Martin and MacNeil also note that centuries prior to the industrial revolution that gave rise to our current school model, the Greeks had an alternative based on community in which shared beliefs and values created relationships based on belonging, identifying with place, providing members with security, sense and meaning. This model can often be seen in some of the world's best private schools, and many public institutions that have committed to the idea of a learning community, much as the Greeks did.

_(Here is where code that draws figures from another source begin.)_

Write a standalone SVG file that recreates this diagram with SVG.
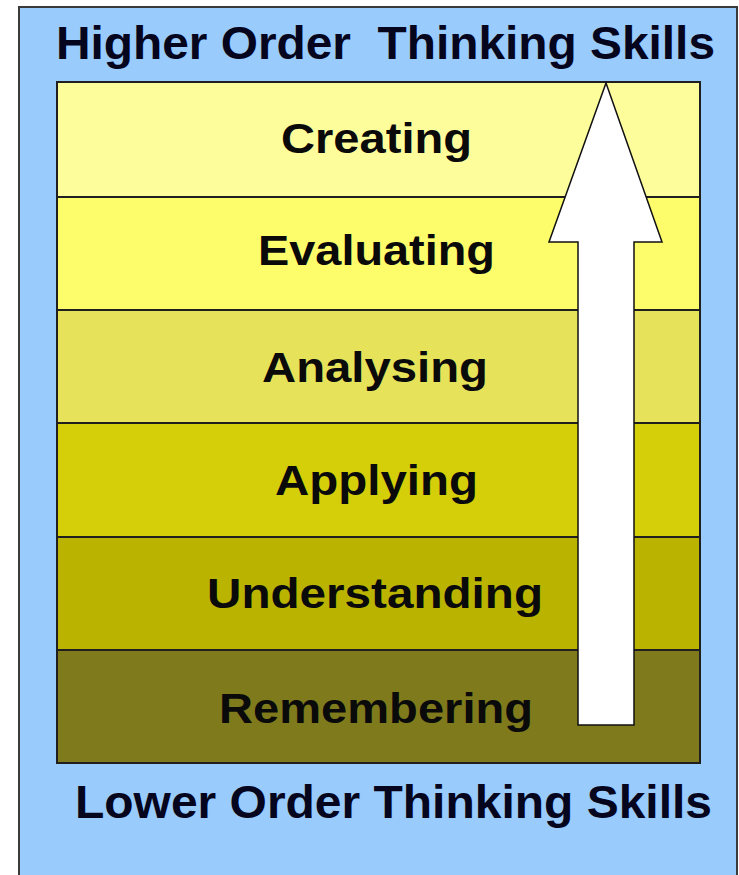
<svg xmlns="http://www.w3.org/2000/svg" width="739" height="875" viewBox="0 0 739 875">
<style>
.band{stroke:#1f1f1f;stroke-width:2}
.lbl{font-family:"Liberation Sans",Arial,sans-serif;font-weight:bold;font-size:43px;fill:#0a0a0a}
.ttl{font-family:"Liberation Sans",Arial,sans-serif;font-weight:bold;font-size:46px;fill:#05051e}
</style>
<rect width="739" height="875" fill="#ffffff"/>
<g id="panel">
<rect x="19" y="7" width="718" height="880" fill="#99cbfc" stroke="#3a3a3a" stroke-width="2"/>
</g>
<g id="title-top"><text class="ttl" x="56" y="59" textLength="659" lengthAdjust="spacingAndGlyphs" xml:space="preserve">Higher Order  Thinking Skills</text></g>
<g id="creating"><rect class="band" x="57" y="82" width="643" height="115" fill="#fdfd9c"/><text class="lbl" x="281" y="153" textLength="191" lengthAdjust="spacingAndGlyphs">Creating</text></g>
<g id="evaluating"><rect class="band" x="57" y="197" width="643" height="113" fill="#fdfc6a"/><text class="lbl" x="258" y="265" textLength="237" lengthAdjust="spacingAndGlyphs">Evaluating</text></g>
<g id="analysing"><rect class="band" x="57" y="310" width="643" height="113" fill="#e6e35a"/><text class="lbl" x="262" y="382" textLength="226" lengthAdjust="spacingAndGlyphs">Analysing</text></g>
<g id="applying"><rect class="band" x="57" y="423" width="643" height="114" fill="#d5cf0a"/><text class="lbl" x="275" y="495" textLength="203" lengthAdjust="spacingAndGlyphs">Applying</text></g>
<g id="understanding"><rect class="band" x="57" y="537" width="643" height="113" fill="#bab400"/><text class="lbl" x="207" y="608" textLength="336" lengthAdjust="spacingAndGlyphs">Understanding</text></g>
<g id="remembering"><rect class="band" x="57" y="650" width="643" height="113" fill="#7f7b1c"/><text class="lbl" x="219" y="723" textLength="314" lengthAdjust="spacingAndGlyphs">Remembering</text></g>
<g id="connectors">
<polygon points="606,83 662,242 634,242 634,725 578,725 578,242 549,242" fill="#ffffff" stroke="#111" stroke-width="1.5" stroke-linejoin="miter"/>
</g>
<g id="title-bottom"><text class="ttl" x="75" y="818" textLength="637" lengthAdjust="spacingAndGlyphs">Lower Order Thinking Skills</text></g>
</svg>
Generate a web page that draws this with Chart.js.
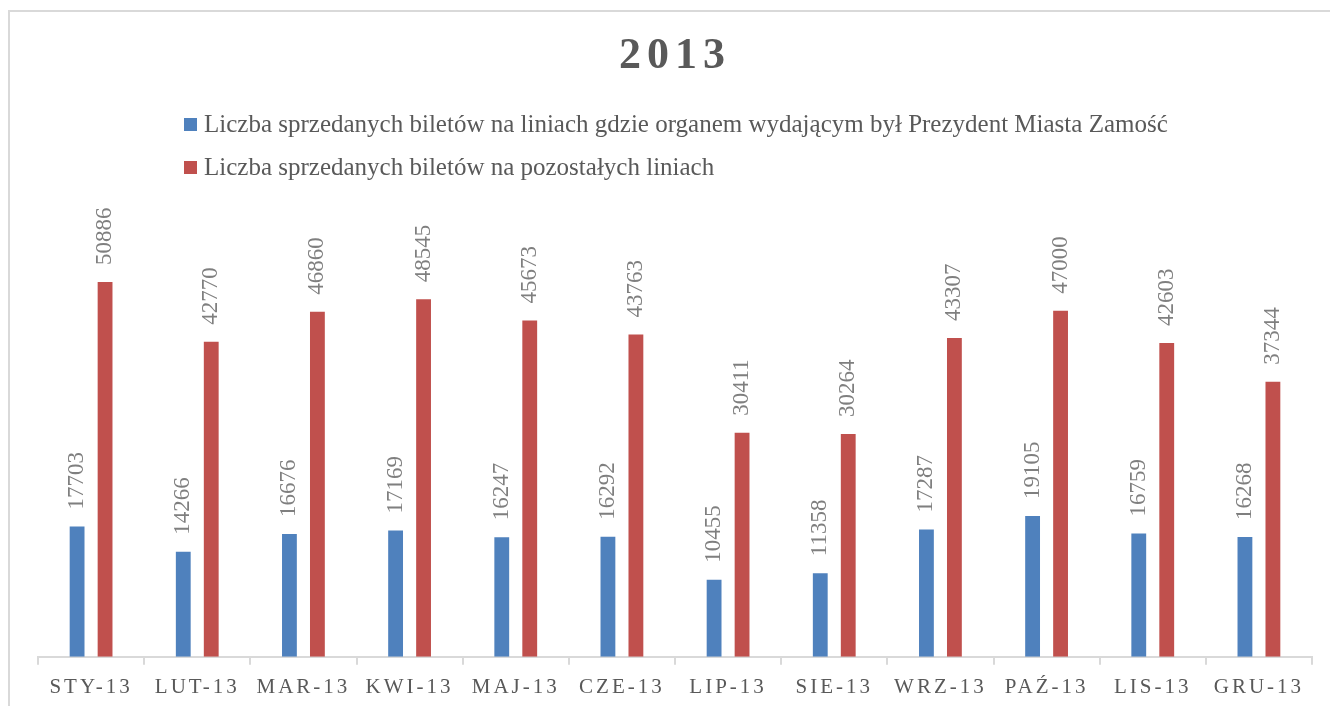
<!DOCTYPE html>
<html>
<head>
<meta charset="utf-8">
<script src="https://cdn.jsdelivr.net/npm/chart.js@4/dist/chart.umd.min.js"></script>
<style>
  html, body { margin: 0; padding: 0; background: #ffffff; }
  #wrap { position: relative; width: 1330px; height: 706px; }
</style>
</head>
<body>
<div id="wrap"><canvas id="c" width="1330" height="706"></canvas></div>
<script>
const titleText = '2013';
const categories = ['STY-13','LUT-13','MAR-13','KWI-13','MAJ-13','CZE-13','LIP-13','SIE-13','WRZ-13','PAŹ-13','LIS-13','GRU-13'];
const seriesNames = [
  'Liczba sprzedanych biletów na liniach gdzie organem wydającym był Prezydent Miasta Zamość',
  'Liczba sprzedanych biletów na pozostałych liniach'
];
const prezydentValues = [17703, 14266, 16676, 17169, 16247, 16292, 10455, 11358, 17287, 19105, 16759, 16268];
const pozostaleValues = [50886, 42770, 46860, 48545, 45673, 43763, 30411, 30264, 43307, 47000, 42603, 37344];
const seriesColors = ['#4f81bd', '#c0504d'];

const FONT = '"Liberation Serif", "DejaVu Serif", serif';

const decorPlugin = {
  id: 'decor',
  beforeDraw(chart) {
    const ctx = chart.ctx;
    ctx.letterSpacing = '3px';
  },
  afterDatasetsDraw(chart) {
    const ctx = chart.ctx;
    ctx.save();
    ctx.letterSpacing = '0px';
    ctx.font = '23px ' + FONT;
    ctx.fillStyle = '#7f7f7f';
    ctx.textAlign = 'left';
    ctx.textBaseline = 'middle';
    chart.data.datasets.forEach((ds, di) => {
      const meta = chart.getDatasetMeta(di);
      meta.data.forEach((bar, i) => {
        ctx.save();
        ctx.translate(bar.x, bar.y - 17);
        ctx.rotate(-Math.PI / 2);
        ctx.fillText(String(ds.data[i]), 0, 0);
        ctx.restore();
      });
    });
    ctx.restore();
  },
  afterDraw(chart) {
    const ctx = chart.ctx;
    ctx.save();
    // outer frame (top and left edges visible)
    ctx.strokeStyle = '#d9d9d9';
    ctx.lineWidth = 2;
    ctx.beginPath();
    ctx.moveTo(9, 706);
    ctx.lineTo(9, 11);
    ctx.lineTo(1330, 11);
    ctx.stroke();
    // title
    ctx.letterSpacing = '6px';
    ctx.font = 'bold 44px ' + FONT;
    ctx.fillStyle = '#595959';
    ctx.textAlign = 'center';
    ctx.textBaseline = 'middle';
    ctx.fillText(titleText, 675, 57);
    // legend
    ctx.letterSpacing = '0px';
    ctx.font = '25px ' + FONT;
    ctx.textAlign = 'left';
    const rows = [124, 167];
    seriesNames.forEach((name, i) => {
      ctx.fillStyle = seriesColors[i];
      ctx.fillRect(184, rows[i] - 6, 13, 13);
      ctx.fillStyle = '#595959';
      ctx.fillText(name, 204, rows[i] + 1);
    });
    ctx.restore();
  }
};

new Chart(document.getElementById('c'), {
  type: 'bar',
  data: {
    labels: categories,
    datasets: [
      { label: seriesNames[0], data: prezydentValues, backgroundColor: seriesColors[0],
        categoryPercentage: 0.527, barPercentage: 0.53 },
      { label: seriesNames[1], data: pozostaleValues, backgroundColor: seriesColors[1],
        categoryPercentage: 0.527, barPercentage: 0.53 }
    ]
  },
  options: {
    responsive: false,
    animation: false,
    devicePixelRatio: 1,
    layout: { padding: { top: 215, left: 38, right: 18, bottom: -4 } },
    plugins: {
      legend: { display: false },
      title: { display: false },
      tooltip: { enabled: false }
    },
    scales: {
      y: { display: false, min: 0, max: 60000 },
      x: {
        border: { color: '#d9d9d9', width: 2 },
        grid: { drawOnChartArea: false, drawTicks: true, tickLength: 8, color: '#d9d9d9', lineWidth: 2, offset: true },
        ticks: { color: '#595959', font: { family: FONT, size: 21 }, padding: 10, maxRotation: 0, autoSkip: false }
      }
    }
  },
  plugins: [decorPlugin]
});
</script>
</body>
</html>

Unfortunately, our global society is far too much caught in the trap of perpetually dulling the minds of our learners, and we have no collective memory of why we are doing it. It's just the way it has always been done. A consequence of this has been the "commercializing" of children. With career success comes the obligation to buy more things, driven by the advertising world, and children learn that lesson very well. It is an extension not of their education, but of their schooling.
Some may argue that the modern school model is a compromise between meaningful education and running students through a factory-style institution. I would reply by saying that we haven't gotten far enough to consider it a compromise. The model is not all that different than it was 120 years ago. If professionals from 1890 stepped from a time machine and walked into 2009, only the teachers would recognize and feel at home in their 21st century environment.
When will we decide that enough is enough and turn our attention to truly educating our children? For me it starts with the little things that I can do to provide opportunities for children to really be educated, and it is not an easy thing to accomplish, particularly in international schools where so many of the students are children of those in the commercial world. I'm afraid that if given he choice, most parents would choose schooling over education.